Basically, Stoney reasoned that, given a set of constants, there would be some natural scales (or typical values) for the phenomena described using these constants. This is the basic premise and it has been shown to hold almost universally.
If you have an object falling under gravity at some constant acceleration $g$ over a distance $h$, you immediately inject physics in the problem by choosing units and thus numerical values for $g$ and $h$. You would pick $g=9.8m/s^2$ and $h=1$m because on Earth things typically fall over several meters and over some seconds. As a result, the “natural” time you can construct for this is
$\sqrt{h/g}=\sqrt{1/9.8}\approx 0.3$, telling you that falls over meters in height will take on the order of seconds. The exact value is not of primary importance; what matters is that this scale is not minutes or milliseconds.

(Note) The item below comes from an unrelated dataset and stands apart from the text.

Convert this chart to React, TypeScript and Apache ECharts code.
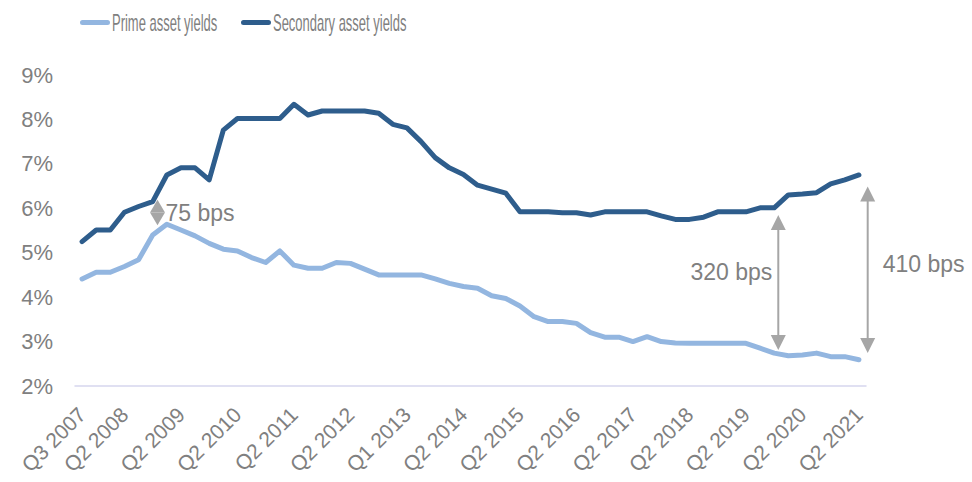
import React, { useEffect, useRef } from "react";
import * as echarts from "echarts";

// Category periods (56 data points)
const categories = [
  "Q3 2007", "Q4 2007", "Q1 2008", "Q2 2008", "Q3 2008", "Q4 2008", "Q1 2009", "Q2 2009",
  "Q3 2009", "Q4 2009", "Q1 2010", "Q2 2010", "Q3 2010", "Q4 2010", "Q1 2011", "Q2 2011",
  "Q3 2011", "Q4 2011", "Q1 2012", "Q2 2012", "Q3 2012", "Q4 2012", "Dec 2012", "Q1 2013",
  "Q2 2013", "Q3 2013", "Q4 2013", "Q2 2014", "Q3 2014", "Q4 2014", "Q1 2015", "Q2 2015",
  "Q3 2015", "Q4 2015", "Q1 2016", "Q2 2016", "Q3 2016", "Q4 2016", "Q1 2017", "Q2 2017",
  "Q3 2017", "Q4 2017", "Q1 2018", "Q2 2018", "Q3 2018", "Q4 2018", "Q1 2019", "Q2 2019",
  "Q3 2019", "Q4 2019", "Q1 2020", "Q2 2020", "Q3 2020", "Q4 2020", "Q1 2021", "Q2 2021",
];

// Tick labels shown on the x axis
const tickLabels = [
  "Q3 2007", "Q2 2008", "Q2 2009", "Q2 2010", "Q2 2011", "Q2 2012", "Q1 2013", "Q2 2014",
  "Q2 2015", "Q2 2016", "Q2 2017", "Q2 2018", "Q2 2019", "Q2 2020", "Q2 2021",
];

// Series names
const seriesNames = ["Prime asset yields", "Secondary asset yields"];

// Prime asset yields (%)
const primeYields = [
  4.41, 4.56, 4.56, 4.69, 4.84, 5.40, 5.64, 5.51, 5.38, 5.21, 5.08, 5.04, 4.89, 4.78,
  5.04, 4.72, 4.65, 4.65, 4.78, 4.76, 4.63, 4.50, 4.50, 4.50, 4.50, 4.41, 4.31, 4.24,
  4.20, 4.03, 3.97, 3.80, 3.56, 3.45, 3.45, 3.41, 3.20, 3.10, 3.10, 3.00, 3.11, 3.00,
  2.97, 2.96, 2.96, 2.96, 2.96, 2.96, 2.85, 2.74, 2.68, 2.70, 2.74, 2.66, 2.66, 2.59,
];

// Secondary asset yields (%)
const secondaryYields = [
  5.25, 5.51, 5.51, 5.91, 6.04, 6.15, 6.75, 6.91, 6.91, 6.64, 7.76, 8.02, 8.02, 8.02,
  8.02, 8.34, 8.10, 8.19, 8.19, 8.19, 8.19, 8.14, 7.89, 7.81, 7.50, 7.14, 6.91, 6.76,
  6.52, 6.43, 6.34, 5.92, 5.92, 5.92, 5.90, 5.90, 5.85, 5.92, 5.92, 5.92, 5.92, 5.83,
  5.75, 5.75, 5.80, 5.92, 5.92, 5.92, 6.01, 6.01, 6.30, 6.32, 6.35, 6.55, 6.64, 6.75,
];

const yTicks = { min: 2, max: 9, interval: 1 };

// Spread annotations (x in category-index units, y tips in %)
const annotX = [5.34, 49.29, 55.62];
const annotTop = [6.19, 5.85, 6.49];
const annotBottom = [5.62, 2.81, 2.74];
const annotLabels = ["75 bps", "320 bps", "410 bps"];

const PRIME_COLOR = "#93B6E0";
const SECONDARY_COLOR = "#2E5D8C";
const TEXT_COLOR = "#808080";
const ANNOT_COLOR = "#A6A6A6";
const FONT = "'Liberation Sans', Arial, sans-serif";

// label placement relative to annotation arrows
const labelLayout = [
  { dx: 8, dy: 0, align: "left" },
  { dx: -6, dy: -10, align: "right" },
  { dx: 15, dy: -6, align: "left" },
];

// legend placement (drawn with graphic so the narrow, tall font can be mimicked)
const legendLayout = [
  { iconX: 80, textX: 112 },
  { iconX: 241, textX: 273 },
];

export default function App() {
  const ref = useRef<HTMLDivElement>(null);

  useEffect(() => {
    if (!ref.current) return;
    const chart = echarts.init(ref.current, null, { renderer: "svg" });

    const annotData = annotX.map((x, i) => [x, annotTop[i], annotBottom[i], i]);
    const colors = [PRIME_COLOR, SECONDARY_COLOR];

    const legendGraphics: any[] = [];
    seriesNames.forEach((name, i) => {
      const lay = legendLayout[i];
      legendGraphics.push({
        type: "rect",
        left: lay.iconX,
        top: 20,
        shape: { width: 30, height: 5, r: 2.5 },
        style: { fill: colors[i] },
        silent: true,
      });
      legendGraphics.push({
        type: "text",
        x: lay.textX,
        y: 23,
        scaleX: 0.565,
        style: {
          text: name,
          fill: TEXT_COLOR,
          fontSize: 23,
          fontFamily: FONT,
          align: "left",
          verticalAlign: "middle",
        },
        silent: true,
      });
    });

    const option: any = {
      animation: false,
      backgroundColor: "#ffffff",
      textStyle: { fontFamily: FONT },
      graphic: legendGraphics,
      grid: {
        left: 75,
        right: 106,
        top: 75,
        bottom: 96,
        containLabel: false,
        outerBoundsMode: "none",
      },
      xAxis: [
        {
          type: "category",
          data: categories,
          boundaryGap: true,
          axisLine: { show: true, lineStyle: { color: "#D6D6EE", width: 1.5 } },
          axisTick: { show: false },
          splitLine: { show: false },
          axisLabel: {
            interval: (_i: number, v: string) => tickLabels.includes(v),
            rotate: 45,
            margin: 25,
            fontSize: 21,
            color: TEXT_COLOR,
            fontFamily: FONT,
          },
        },
        {
          type: "value",
          min: -0.5,
          max: categories.length - 0.5,
          show: false,
          splitLine: { show: false },
        },
      ],
      yAxis: {
        type: "value",
        min: yTicks.min,
        max: yTicks.max,
        interval: yTicks.interval,
        axisLine: { show: false },
        axisTick: { show: false },
        splitLine: { show: false },
        axisLabel: {
          formatter: "{value}%",
          margin: 22,
          fontSize: 22,
          color: TEXT_COLOR,
          fontFamily: FONT,
        },
      },
      series: [
        {
          name: seriesNames[0],
          type: "line",
          data: primeYields,
          symbol: "none",
          color: PRIME_COLOR,
          lineStyle: { color: PRIME_COLOR, width: 5, cap: "round", join: "round" },
          itemStyle: { color: PRIME_COLOR },
        },
        {
          name: seriesNames[1],
          type: "line",
          data: secondaryYields,
          symbol: "none",
          color: SECONDARY_COLOR,
          lineStyle: { color: SECONDARY_COLOR, width: 5, cap: "round", join: "round" },
          itemStyle: { color: SECONDARY_COLOR },
        },
        {
          name: "annotations",
          type: "custom",
          xAxisIndex: 1,
          yAxisIndex: 0,
          silent: true,
          clip: false,
          z: 5,
          data: annotData,
          renderItem: (_params: any, api: any) => {
            const idx = api.value(3);
            const top = api.coord([api.value(0), api.value(1)]);
            const bot = api.coord([api.value(0), api.value(2)]);
            const x = top[0];
            const span = bot[1] - top[1];
            const h = Math.min(15, span / 2);
            const hw = 7.5;
            const lay = labelLayout[idx];
            const children: any[] = [
              {
                type: "polygon",
                shape: { points: [[x, top[1]], [x - hw, top[1] + h], [x + hw, top[1] + h]] },
                style: { fill: ANNOT_COLOR },
              },
              {
                type: "polygon",
                shape: { points: [[x, bot[1]], [x - hw, bot[1] - h], [x + hw, bot[1] - h]] },
                style: { fill: ANNOT_COLOR },
              },
              {
                type: "text",
                x: x + lay.dx,
                y: (top[1] + bot[1]) / 2 + lay.dy,
                style: {
                  text: annotLabels[idx],
                  fill: TEXT_COLOR,
                  fontSize: 23,
                  fontFamily: FONT,
                  align: lay.align,
                  verticalAlign: "middle",
                },
              },
            ];
            if (span > 2 * h) {
              children.push({
                type: "line",
                shape: { x1: x, y1: top[1] + h - 1, x2: x, y2: bot[1] - h + 1 },
                style: { stroke: ANNOT_COLOR, lineWidth: 2 },
              });
            }
            return { type: "group", children };
          },
        },
      ],
    };

    chart.setOption(option);
    return () => chart.dispose();
  }, []);

  return (
    <div
      ref={ref}
      style={{ position: "fixed", left: 0, top: 0, width: 972, height: 482 }}
    />
  );
}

Note that it’s impossible to find an “exact” formula using this method because it’s not possible to evaluate dimensionless proportionality factors, but it does allow you to get an idea of the orders of magnitude involved since experience has shown these dimensionless factors are typically of size $1$, i.e. neither small nor large.
In the same way, if you ask what are typical atomic energies, you might construct an energy scale using $m$ (mass of electron), $e$ (charge of electron), $\epsilon_0$ from Coulomb’s law, and $\hbar$ to make account for the quantumness of the situation. You’d then get
$$
E= \frac{me^4}{\hbar^2 \epsilon_0}\approx 13.6eV. \tag{1}
$$
which is just right. Note that, if you choose to use $h$ rather than $\hbar$ (both have the same units and just differ by a factor of $2\pi$), you’d be off by a factor of $6$ but still in the eV range. Not MeVs, not $10^{-3}$eV, but just about right. You can tinker and use the more common $4\pi\epsilon_0$ rather than just $\epsilon_0$ to get a numerically different answer, but still in the same eV range.
This shows that you cannot obtain “new formulas” from dimensional analysis, as you can easily be out by some dimensionless factors; rather, you can discover that quadrupling $h$ will double the time, or that the time it takes to fall on the Moon is relate to that on Earth by $t_{Moon}= t_{Earth}\sqrt{g_{Earth}/g_{Moon}}$, i.e. object take longer to fall on the Moon. You can work out typical energies of muonic atoms by replacing $m$ by $m_\mu$ in (1) since the rest of the physics has not changed.
Thus you’re not “discovering” new formulas, but rather relating known quantities to obtain typical values for the quantities in your system.